I don't know how to deal with this. 

The play I'm in is set against the Lebanese civil war, and we're doing a lot of research on it. One actor brought in this image:

No one reacted very strongly.  A girl next to me said she loved his pants.
I wanted to puke, the violence and the reality of it upset me so much. I hate looking at it.
I do think that two months ago I would have known, in-my-brain known that it was real, but I still would have processed it as a scene from a movie.

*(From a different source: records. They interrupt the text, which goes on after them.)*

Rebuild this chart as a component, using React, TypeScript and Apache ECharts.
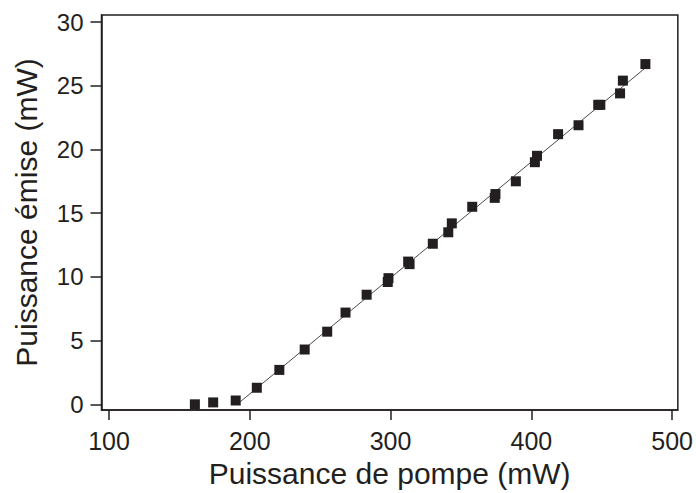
import React, { useEffect, useRef } from "react";
import * as echarts from "echarts";

const pumpPower = [161, 174, 190, 205, 221, 239, 255, 268, 283, 298, 298.5, 312.5, 313.5, 330, 341, 343.5, 358, 374, 374.5, 389, 402.5, 404, 419, 433.5, 447.5, 449, 463, 465, 481];
const emittedPower = [0, 0.15, 0.3, 1.3, 2.7, 4.3, 5.7, 7.2, 8.6, 9.6, 9.9, 11.2, 11.0, 12.6, 13.5, 14.2, 15.5, 16.2, 16.5, 17.5, 19.0, 19.5, 21.2, 21.9, 23.5, 23.5, 24.4, 25.4, 26.7];
const fitX = [191, 481];
const fitY = [0, 26.4];
const xTicks = [100, 200, 300, 400, 500];
const yTicks = [0, 5, 10, 15, 20, 25, 30];

const ink = "#231f20";
const font = "'Liberation Sans', Arial, Helvetica, sans-serif";

export default function App() {
  const ref = useRef<HTMLDivElement>(null);
  useEffect(() => {
    if (!ref.current) return;
    const chart = echarts.init(ref.current, undefined, { renderer: "svg" });
    chart.setOption({
      animation: false,
      backgroundColor: "#ffffff",
      grid: {
        left: 101.5,
        top: 15,
        right: 17,
        bottom: 82.3,
        show: true,
        borderColor: ink,
        borderWidth: 1.5,
        backgroundColor: "transparent",
      },
      xAxis: {
        type: "value",
        min: 94.68,
        max: 504.04,
        name: "Puissance de pompe (mW)",
        nameLocation: "middle",
        nameGap: 48,
        nameTextStyle: { fontSize: 30, color: ink, fontFamily: font },
        axisLine: { show: true, onZero: false, lineStyle: { color: ink, width: 1.5 } },
        axisTick: { show: true, length: 10, inside: false, customValues: xTicks, lineStyle: { color: ink, width: 1.5 } },
        axisLabel: { show: true, customValues: xTicks, margin: 18, fontSize: 25, color: ink, fontFamily: font },
        splitLine: { show: false },
      },
      yAxis: {
        type: "value",
        min: -0.446,
        max: 30.55,
        name: "Puissance émise (mW)",
        nameLocation: "middle",
        nameGap: 60,
        nameTextStyle: { fontSize: 30, color: ink, fontFamily: font },
        axisLine: { show: true, onZero: false, lineStyle: { color: ink, width: 1.5 } },
        axisTick: { show: true, length: 11, inside: false, customValues: yTicks, lineStyle: { color: ink, width: 1.5 } },
        axisLabel: { show: true, customValues: yTicks, margin: 18, fontSize: 24, color: ink, fontFamily: font },
        splitLine: { show: false },
      },
      series: [
        {
          type: "line",
          data: fitX.map((x, i) => [x, fitY[i]]),
          showSymbol: false,
          symbol: "none",
          lineStyle: { color: "#4a4a4a", width: 1 },
          z: 2,
        },
        {
          type: "scatter",
          data: pumpPower.map((x, i) => [x, emittedPower[i]]),
          symbol: "rect",
          symbolSize: 10,
          itemStyle: { color: ink, opacity: 1 },
          z: 3,
        },
      ],
    });
    return () => chart.dispose();
  }, []);
  return <div ref={ref} style={{ width: 696, height: 493, position: "absolute", left: 0, top: 0 }} />;
}
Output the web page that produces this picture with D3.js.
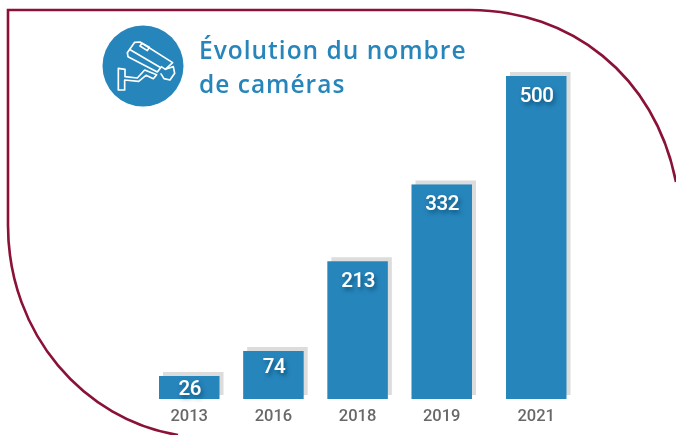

The artistic director of this theater company I'm working with spent time working in refugee camps in the Middle East. I know I could never stop any of the suffering that's out there, but at least I could push back against it somehow.
right?
or am I just trying to figure out how to deal with this in my brain?

2 comments:

DinaBear said...

A sad, beautiful post. People should know. Thanks for sharing Lacy.

Mary said...

This post really got me. Cambodia completely overwhelmed me. I did the same thing- I read a bunch of books and tried to make some sense of everything and I'm not sure how much it worked. I think what really effected me was that the Khmer Rouge was, in the grand scheme of things, so recent and in many ways Cambodia hasn't recovered from it all.

I remember walking around and thinking- I rarely see elderly people. Oh right- most of them were killed in a mass genocide. Then I wanted to throw up.

Yeah, I definitely haven't made sense of it. But thanks for writing this post.